Records with drawing code
---------------
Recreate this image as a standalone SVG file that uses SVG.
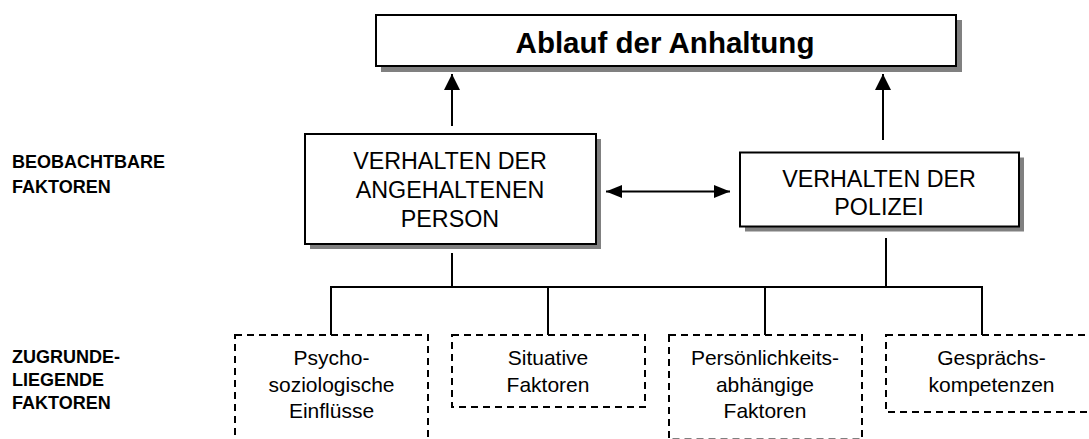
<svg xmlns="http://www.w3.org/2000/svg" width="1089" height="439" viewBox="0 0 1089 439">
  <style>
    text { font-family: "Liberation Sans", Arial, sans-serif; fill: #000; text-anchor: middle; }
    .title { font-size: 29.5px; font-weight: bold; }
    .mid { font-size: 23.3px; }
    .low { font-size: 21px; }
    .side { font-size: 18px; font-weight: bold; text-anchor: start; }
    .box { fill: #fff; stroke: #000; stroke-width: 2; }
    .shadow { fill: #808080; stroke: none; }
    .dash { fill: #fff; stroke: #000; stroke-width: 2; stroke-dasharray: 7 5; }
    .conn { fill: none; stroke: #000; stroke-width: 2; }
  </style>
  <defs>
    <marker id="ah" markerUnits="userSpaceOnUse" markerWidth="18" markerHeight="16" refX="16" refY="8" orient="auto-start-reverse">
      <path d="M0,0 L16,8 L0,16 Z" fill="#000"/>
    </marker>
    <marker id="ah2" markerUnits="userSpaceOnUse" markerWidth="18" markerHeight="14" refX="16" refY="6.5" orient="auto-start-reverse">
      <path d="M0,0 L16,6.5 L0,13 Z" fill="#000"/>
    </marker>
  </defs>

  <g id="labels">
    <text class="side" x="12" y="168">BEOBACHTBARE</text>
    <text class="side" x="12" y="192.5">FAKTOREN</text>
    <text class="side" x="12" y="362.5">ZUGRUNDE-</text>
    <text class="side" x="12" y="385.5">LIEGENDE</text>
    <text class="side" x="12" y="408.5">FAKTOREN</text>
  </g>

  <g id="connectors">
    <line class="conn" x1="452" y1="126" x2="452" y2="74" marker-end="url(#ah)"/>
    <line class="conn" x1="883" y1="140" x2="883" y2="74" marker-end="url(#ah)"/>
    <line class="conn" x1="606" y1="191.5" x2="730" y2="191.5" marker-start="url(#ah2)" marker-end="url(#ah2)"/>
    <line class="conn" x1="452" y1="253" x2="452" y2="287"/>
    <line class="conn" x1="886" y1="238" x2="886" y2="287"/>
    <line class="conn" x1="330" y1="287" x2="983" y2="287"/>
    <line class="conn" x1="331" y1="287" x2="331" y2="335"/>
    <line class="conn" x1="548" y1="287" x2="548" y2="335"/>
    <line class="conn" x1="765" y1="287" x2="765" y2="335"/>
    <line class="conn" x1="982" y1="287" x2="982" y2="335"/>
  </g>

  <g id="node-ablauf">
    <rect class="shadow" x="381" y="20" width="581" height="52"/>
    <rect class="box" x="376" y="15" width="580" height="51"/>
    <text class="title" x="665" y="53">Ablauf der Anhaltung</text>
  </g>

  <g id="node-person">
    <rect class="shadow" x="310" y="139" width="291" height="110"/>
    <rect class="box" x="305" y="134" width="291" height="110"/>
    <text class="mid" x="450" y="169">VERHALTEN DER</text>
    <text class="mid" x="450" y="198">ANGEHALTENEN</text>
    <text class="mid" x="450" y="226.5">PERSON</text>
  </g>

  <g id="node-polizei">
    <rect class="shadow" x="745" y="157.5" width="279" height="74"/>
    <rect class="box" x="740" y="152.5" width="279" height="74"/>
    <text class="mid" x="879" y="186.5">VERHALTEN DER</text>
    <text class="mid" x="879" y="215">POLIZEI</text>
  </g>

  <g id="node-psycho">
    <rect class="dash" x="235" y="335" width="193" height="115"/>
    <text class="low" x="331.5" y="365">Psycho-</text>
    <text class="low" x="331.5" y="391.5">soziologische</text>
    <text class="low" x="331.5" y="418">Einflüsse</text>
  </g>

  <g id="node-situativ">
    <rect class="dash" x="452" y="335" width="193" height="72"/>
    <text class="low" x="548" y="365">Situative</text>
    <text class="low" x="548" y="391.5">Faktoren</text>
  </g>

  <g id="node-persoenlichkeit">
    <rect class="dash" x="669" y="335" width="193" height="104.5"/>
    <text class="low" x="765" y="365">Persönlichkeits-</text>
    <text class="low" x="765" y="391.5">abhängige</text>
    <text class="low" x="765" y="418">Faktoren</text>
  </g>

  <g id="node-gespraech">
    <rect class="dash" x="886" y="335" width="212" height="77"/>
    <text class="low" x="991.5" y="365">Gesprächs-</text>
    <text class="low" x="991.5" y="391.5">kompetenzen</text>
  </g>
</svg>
---------------
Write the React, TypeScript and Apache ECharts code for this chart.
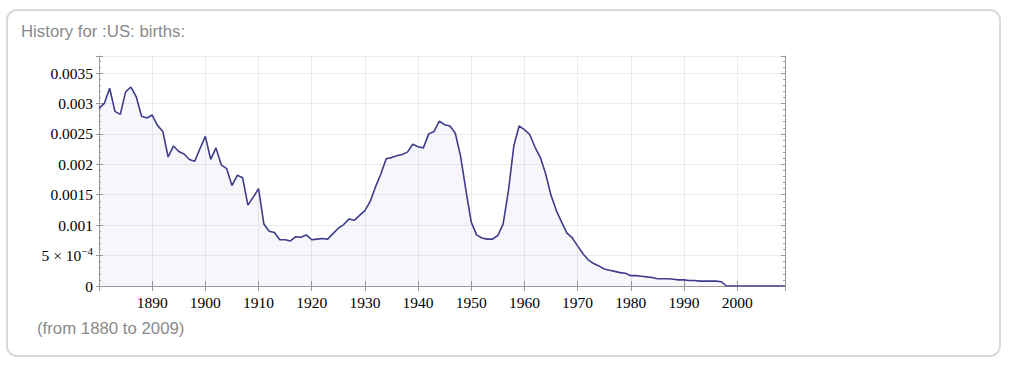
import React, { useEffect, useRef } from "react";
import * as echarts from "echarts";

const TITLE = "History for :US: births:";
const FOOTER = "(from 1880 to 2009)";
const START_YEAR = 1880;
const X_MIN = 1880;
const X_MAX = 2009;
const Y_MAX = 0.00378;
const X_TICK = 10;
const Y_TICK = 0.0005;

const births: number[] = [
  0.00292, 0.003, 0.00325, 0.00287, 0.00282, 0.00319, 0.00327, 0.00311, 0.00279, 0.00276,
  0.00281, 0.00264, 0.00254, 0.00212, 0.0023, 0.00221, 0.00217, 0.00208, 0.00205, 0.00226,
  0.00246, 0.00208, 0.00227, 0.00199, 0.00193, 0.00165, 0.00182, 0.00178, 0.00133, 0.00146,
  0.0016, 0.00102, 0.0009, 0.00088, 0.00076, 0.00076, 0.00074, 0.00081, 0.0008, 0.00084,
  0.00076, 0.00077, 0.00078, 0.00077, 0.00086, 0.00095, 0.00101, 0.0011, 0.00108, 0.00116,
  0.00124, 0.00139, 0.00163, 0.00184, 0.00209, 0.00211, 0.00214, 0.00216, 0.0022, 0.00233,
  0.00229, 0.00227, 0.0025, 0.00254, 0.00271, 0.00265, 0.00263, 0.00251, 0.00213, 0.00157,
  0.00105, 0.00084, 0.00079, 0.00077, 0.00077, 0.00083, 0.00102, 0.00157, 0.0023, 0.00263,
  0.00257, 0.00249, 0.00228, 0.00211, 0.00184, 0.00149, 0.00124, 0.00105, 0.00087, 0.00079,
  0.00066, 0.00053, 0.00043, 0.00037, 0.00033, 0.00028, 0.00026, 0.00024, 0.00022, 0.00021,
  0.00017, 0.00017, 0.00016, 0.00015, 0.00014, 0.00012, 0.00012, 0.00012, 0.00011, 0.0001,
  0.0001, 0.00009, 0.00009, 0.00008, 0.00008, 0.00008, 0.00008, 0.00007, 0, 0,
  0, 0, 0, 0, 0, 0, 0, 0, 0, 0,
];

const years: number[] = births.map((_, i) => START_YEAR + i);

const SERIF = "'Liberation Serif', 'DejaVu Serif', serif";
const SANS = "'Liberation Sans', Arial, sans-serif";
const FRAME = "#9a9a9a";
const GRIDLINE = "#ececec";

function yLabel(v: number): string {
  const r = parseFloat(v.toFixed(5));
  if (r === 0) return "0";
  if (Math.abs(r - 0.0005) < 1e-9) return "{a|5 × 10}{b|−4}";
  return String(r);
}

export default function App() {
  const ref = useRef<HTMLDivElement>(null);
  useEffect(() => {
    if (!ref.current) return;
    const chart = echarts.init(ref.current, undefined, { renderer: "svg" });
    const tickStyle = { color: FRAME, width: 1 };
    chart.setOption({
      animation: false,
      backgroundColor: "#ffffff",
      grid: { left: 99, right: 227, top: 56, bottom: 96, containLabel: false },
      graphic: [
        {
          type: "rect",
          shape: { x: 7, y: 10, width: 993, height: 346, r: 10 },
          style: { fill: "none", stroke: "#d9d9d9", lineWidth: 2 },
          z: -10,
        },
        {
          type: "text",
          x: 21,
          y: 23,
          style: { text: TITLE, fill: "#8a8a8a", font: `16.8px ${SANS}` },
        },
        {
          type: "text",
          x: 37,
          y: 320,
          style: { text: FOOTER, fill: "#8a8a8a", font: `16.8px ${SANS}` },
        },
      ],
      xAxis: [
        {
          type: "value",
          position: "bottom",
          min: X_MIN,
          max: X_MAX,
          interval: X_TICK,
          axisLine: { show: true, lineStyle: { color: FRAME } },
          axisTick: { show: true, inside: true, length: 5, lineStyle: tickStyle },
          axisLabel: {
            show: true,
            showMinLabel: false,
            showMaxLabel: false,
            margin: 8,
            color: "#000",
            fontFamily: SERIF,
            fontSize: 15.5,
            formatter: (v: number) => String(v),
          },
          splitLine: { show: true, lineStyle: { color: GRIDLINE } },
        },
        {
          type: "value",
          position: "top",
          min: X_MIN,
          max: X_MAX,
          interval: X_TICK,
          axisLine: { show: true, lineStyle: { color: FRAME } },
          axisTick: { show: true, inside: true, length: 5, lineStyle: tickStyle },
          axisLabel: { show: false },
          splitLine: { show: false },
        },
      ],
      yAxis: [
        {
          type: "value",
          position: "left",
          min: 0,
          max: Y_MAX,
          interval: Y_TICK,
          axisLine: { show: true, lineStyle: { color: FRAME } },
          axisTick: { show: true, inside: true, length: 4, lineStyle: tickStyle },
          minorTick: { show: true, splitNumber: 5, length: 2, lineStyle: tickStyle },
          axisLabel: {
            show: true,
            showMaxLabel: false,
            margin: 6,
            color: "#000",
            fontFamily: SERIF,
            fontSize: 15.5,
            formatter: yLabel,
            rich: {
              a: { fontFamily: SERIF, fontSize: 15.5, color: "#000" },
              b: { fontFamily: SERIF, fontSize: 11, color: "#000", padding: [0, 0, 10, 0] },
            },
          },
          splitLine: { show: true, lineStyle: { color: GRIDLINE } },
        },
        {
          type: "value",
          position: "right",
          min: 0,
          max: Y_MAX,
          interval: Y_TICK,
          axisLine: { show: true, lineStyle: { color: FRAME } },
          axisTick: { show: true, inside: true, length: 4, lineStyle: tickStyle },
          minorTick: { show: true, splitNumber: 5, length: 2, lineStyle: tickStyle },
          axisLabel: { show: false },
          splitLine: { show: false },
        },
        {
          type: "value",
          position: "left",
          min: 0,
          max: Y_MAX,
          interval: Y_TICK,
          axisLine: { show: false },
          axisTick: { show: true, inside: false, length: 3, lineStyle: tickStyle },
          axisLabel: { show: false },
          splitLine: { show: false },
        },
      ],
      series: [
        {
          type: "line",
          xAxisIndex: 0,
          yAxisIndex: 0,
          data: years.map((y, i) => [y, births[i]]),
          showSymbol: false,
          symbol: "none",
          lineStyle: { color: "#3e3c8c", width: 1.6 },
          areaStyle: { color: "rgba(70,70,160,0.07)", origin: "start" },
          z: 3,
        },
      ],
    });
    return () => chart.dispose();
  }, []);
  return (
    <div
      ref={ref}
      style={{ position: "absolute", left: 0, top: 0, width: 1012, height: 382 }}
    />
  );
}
---------------
### Stated task
In the listing above, find the line with "Write the React, TypeScript" and the line with "const Y_TICK = 0.0005;". Copy both of them and every line between, exactly, but not the pictures.

### Response below
Write the React, TypeScript and Apache ECharts code for this chart.
import React, { useEffect, useRef } from "react";
import * as echarts from "echarts";

const TITLE = "History for :US: births:";
const FOOTER = "(from 1880 to 2009)";
const START_YEAR = 1880;
const X_MIN = 1880;
const X_MAX = 2009;
const Y_MAX = 0.00378;
const X_TICK = 10;
const Y_TICK = 0.0005;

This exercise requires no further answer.